Dear Colleague,
As congressional discussions on Medicaid and health reform break for the April recess, we wanted to alert you to some new and newly relevant publications from MACPAC. Among the new and noteworthy topics are:
- How states exercise flexibility in their Medicaid programs including eligibility pathways, benefits, and payment policies. Stay tuned for additional briefs on enrollment processes, cost sharing, and other topics soon.
- The mechanics of setting per capita caps, in particular, the extent to which Medicaid managed care rate setting and the process for establishing budget neutrality limits in Section 1115 demonstration waivers are useful analogues in considering how caps might be set at the national level.

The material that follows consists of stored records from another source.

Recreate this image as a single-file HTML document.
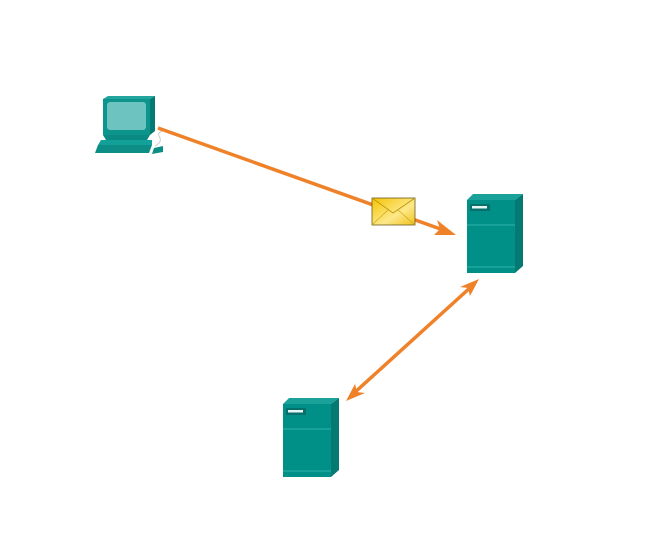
<!DOCTYPE html>
<html><head><style>html,body{margin:0;padding:0;background:#fff}svg{display:block}</style></head>
<body>
<svg width="653" height="556" viewBox="0 0 653 556" xmlns="http://www.w3.org/2000/svg">
<defs>
<g id="srv">
  <polygon points="0,6 6,0 56,0 48,6" fill="#1aa19a"/>
  <polygon points="48,6 56,0 56,72 48,79" fill="#057a73"/>
  <rect x="0" y="6" width="48" height="73" fill="#009088"/>
  <line x1="0" y1="31" x2="48" y2="31" stroke="#2fb3ab" stroke-width="1"/>
  <line x1="0" y1="73" x2="48" y2="73" stroke="#2fb3ab" stroke-width="1"/>
  <rect x="3" y="10" width="20" height="7" fill="#06706a"/>
  <rect x="5" y="12" width="15" height="2.5" fill="#e8f4f3"/>
</g>
<linearGradient id="env" x1="0" y1="0" x2="1" y2="1">
  <stop offset="0" stop-color="#f4c400"/><stop offset="0.6" stop-color="#fde88a"/><stop offset="1" stop-color="#f0c21a"/>
</linearGradient>
</defs>
<!-- computer -->
<polygon points="103,99 108,96 155,96 150,99" fill="#22a59d"/>
<polygon points="150,99 155,96 155,131 150,135" fill="#057a73"/>
<rect x="103" y="99" width="47" height="36" fill="#0d948d"/>
<rect x="107" y="102" width="39" height="28" rx="3" fill="#6cc3bf"/>
<polygon points="103,135 150,135 147,140 106,140" fill="#0a8a83"/>
<polygon points="101,140 152,140 152,145 98,145" fill="#13a098"/>
<polygon points="98,145 152,145 149,153 95,153" fill="#0c8e87"/>
<path d="M155,146 q8,-4 4,-10 q-2,-4 6,-6" stroke="#ccc" fill="none" stroke-width="1"/>
<polygon points="154,148 163,146 163,152 152,154" fill="#0c8e87"/>
<!-- line 1 -->
<line x1="158" y1="128" x2="446" y2="231" stroke="#ef8229" stroke-width="3.5"/>
<polygon points="456,235 434,235 440,229 437,220" fill="#ef8229"/>
<rect x="372" y="198" width="43" height="27" fill="url(#env)" stroke="#6b5a20" stroke-width="0.8"/>
<polyline points="372,198 393,213 415,198" fill="none" stroke="#b8930a" stroke-width="0.8"/>
<line x1="372" y1="225" x2="388" y2="210" stroke="#c9a21a" stroke-width="0.6"/>
<line x1="415" y1="225" x2="398" y2="210" stroke="#c9a21a" stroke-width="0.6"/>
<!-- line 2 -->
<line x1="472" y1="286" x2="353" y2="394" stroke="#ef8229" stroke-width="3.5"/>
<polygon points="479,279 470,296 468,288 460,287" fill="#ef8229"/>
<polygon points="346,401 355,384 357,392 365,393" fill="#ef8229"/>
<!-- servers -->
<use href="#srv" x="467" y="194"/>
<use href="#srv" x="283" y="398"/>
</svg>
</body></html>
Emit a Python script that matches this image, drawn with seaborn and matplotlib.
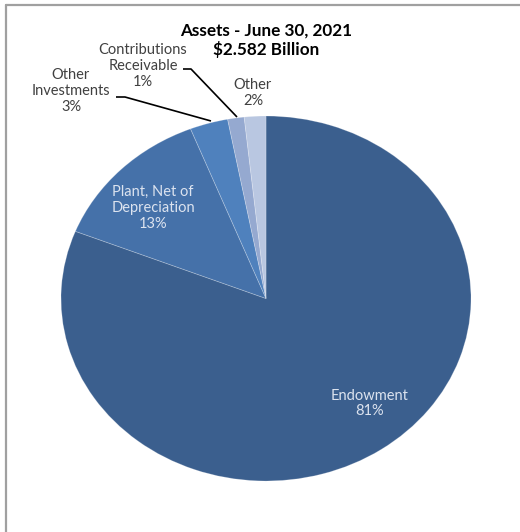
import matplotlib
matplotlib.use("Agg")
import matplotlib.pyplot as plt
import seaborn as sns
from matplotlib.lines import Line2D

# ---- data ----
categories = ["Endowment", "Plant, Net of\nDepreciation", "Other\nInvestments",
              "Contributions\nReceivable", "Other"]
values = [81.0, 13.0, 3.0, 1.3, 1.7]
title = "Assets - June 30, 2021\n$2.582 Billion"
colors = ["#3B5F8E", "#4571A9", "#4F81BD", "#95A9D0", "#B9C7E1"]

sns.set_theme(style="white")
plt.rcParams['font.family'] = ['Lato', 'DejaVu Sans']

W, H = 520, 532
fig = plt.figure(figsize=(W / 100, H / 100), dpi=100)
ax = fig.add_axes([0, 0, 1, 1])

# ellipse geometry in pixels
cx, cy, rx, ry = 266, 298.5, 205, 182.5


def P(x, y):
    return ((x - cx) / rx, (cy - y) / ry)


ax.pie(values, colors=colors, startangle=90, counterclock=False,
       wedgeprops=dict(edgecolor=(1, 1, 1, 0.25), linewidth=0.6))
ax.set_aspect('auto')
ax.set_xlim(-cx / rx, (W - cx) / rx)
ax.set_ylim((cy - H) / ry, cy / ry)
ax.axis('off')

pct = [f"{v:.0f}%" for v in values]
labels = [f"{c}\n{p}" for c, p in zip(categories, pct)]

# label positions (pixel centres)
pos = [(370, 403.5), (153, 208), (71, 91), (143, 66), (253, 93)]
inside = [True, True, False, False, False]
fs = 10.5
for lab, (x, y), ins in zip(labels, pos, inside):
    ax.text(*P(x, y), lab, ha='center', va='center', fontsize=fs,
            color='#DCE3EF' if ins else '#404040', linespacing=1.15)

# leader lines
leaders = [
    [(116, 97), (125, 97), (211, 121)],
    [(183, 69), (191, 69), (237, 117)],
]
for pts in leaders:
    xs, ys = zip(*[P(x, y) for x, y in pts])
    ax.plot(xs, ys, color='black', lw=1.2, solid_capstyle='butt')

ax.text(*P(266, 40), title, ha='center', va='center', fontsize=12.3,
        fontweight='bold', color='black', linespacing=1.15)

# frame
fig.add_artist(Line2D([6 / W, 1], [1 - 5 / H, 1 - 5 / H], color='#A0A0A0', lw=1.6))
fig.add_artist(Line2D([6 / W, 6 / W], [0, 1 - 5 / H], color='#A0A0A0', lw=1.6))

fig.savefig("out.png", dpi=100)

- Key design elements of per capita caps and block grants.
- A detailed look at Medicaid spending over time, compared to other payers, and drivers of growth.
- How states and Medicaid managed care plans are responding to the high costs of specialty drugs.
On hospital payment:
- A new issue brief with results from a first-ever study benchmarking Medicaid payment to other payers such as Medicare. The study reports, among other findings, that base Medicaid payment for inpatient services varies considerably among states but that once supplemental payments are included, Medicaid payment is comparable or higher than Medicare.
- New analysis as part of MACPAC’s required study of Medicaid DSH payments showing that while hospital uncompensated care is dropping nationally—and much more in states that expanded Medicaid under the Affordable Care Act—safety-net hospitals continue to struggle financially.
In preparation for congressional action on the future of CHIP:
- A new analysis projecting when states will begin to exhaust their federal CHIP funds, an update of projections made in the Commission’s January 2017 Recommendations for the Future of CHIP and Children’s Coverage.
You also might be interested in:
- Our access in brief series. Adults with Medicaid are much more likely to have a usual source of care than uninsured adults and as likely as privately insured patients to have a usual source of care. Nevertheless, patients with Medicaid are more likely to experience other barriers to care than privately insured patients. A separate set of issue briefs contains similar findings for children with Medicaid coverage.
- Compendia of state Medicaid payment policies that detail fee-for-service physician payment policies, state Medicaid policies for Medicare cost sharing, and Medicaid payment policies for outpatient hospital services for every state.
- MACPAC’s newest policy spreadsheet that inventories the functional assessment tools used by each state to determine eligibility and develop care plans for long-term services and supports.
- Downloading a wide array of detailed state-by-state Medicaid and CHIP data in MACStats, MACPAC’s repository of difficult-to-find Medicaid and CHIP statistics and information.